The Supreme Court has rejected a 10th and likely final retrial request to review the 1961 murders of five women with poisoned wine in the central Japan city of Nabari.
In a decision dated Monday, the top court rejected a special appeal for reopening the case involving Masaru Okunishi, who died at age 89 of pneumonia while on death row in 2015, some 43 years after his death sentence for killing the women, including his wife, was finalized.
The latest petition was filed by Okunishi's sister Miyoko Oka, 94, with the defense team saying it would be her last due to her advancing years. Oka took up the case after her brother died midway through his ninth retrial request.
The defense submitted the special appeal to the Supreme Court after the Nagoya High Court rejected it in March 2022.
Four of the five deliberating justices said they were against holding a retrial. But Justice Katsuya Uga, an administrative law scholar, said they should reopen the case, becoming the first Supreme Court justice to express his opposition.
Five women, including Okunishi's wife, died and 12 others were hospitalized after drinking poisoned wine at a community meeting on March 28, 1961, in Nabari, Mie Prefecture.
While Okunishi initially told investigators he had laced the wine with a pesticide, he retracted his confession before his indictment.
The Tsu District Court acquitted Okunishi in 1964, citing a lack of evidence. But the Nagoya High Court overturned the lower court ruling and sentenced him to death in 1969, a decision the Supreme Court upheld in 1972.
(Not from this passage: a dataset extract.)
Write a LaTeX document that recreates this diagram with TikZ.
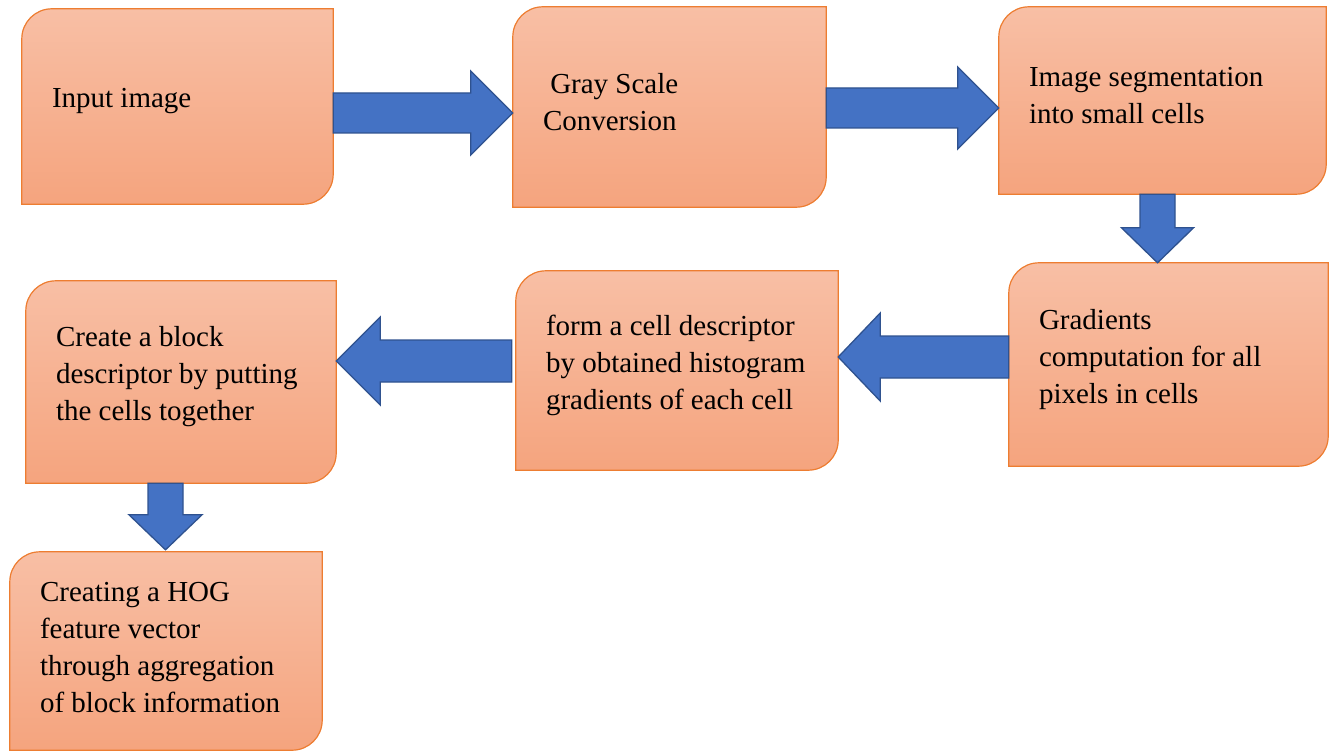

In the latest petition, defense lawyers submitted as new evidence an expert report stating a fragment of the paper seal on the wine bottle's stopper showed traces of commercially available glue that differed from that used at the wine's manufacturing stage.
They argued it showed the true culprit could have opened the wine at a location other than the crime scene, administered the poison and subsequently resealed the bottle.
But the top court backed the Nagoya High Court's decision not to authorize a new trial on the basis the written expert opinion did not constitute new evidence.
In the seventh retrial petition in 2005, the Nagoya High Court decided to reopen the case after finding there was a high possibility the pesticide Okunishi named was not used. However, the decision was nullified after prosecutors filed an objection.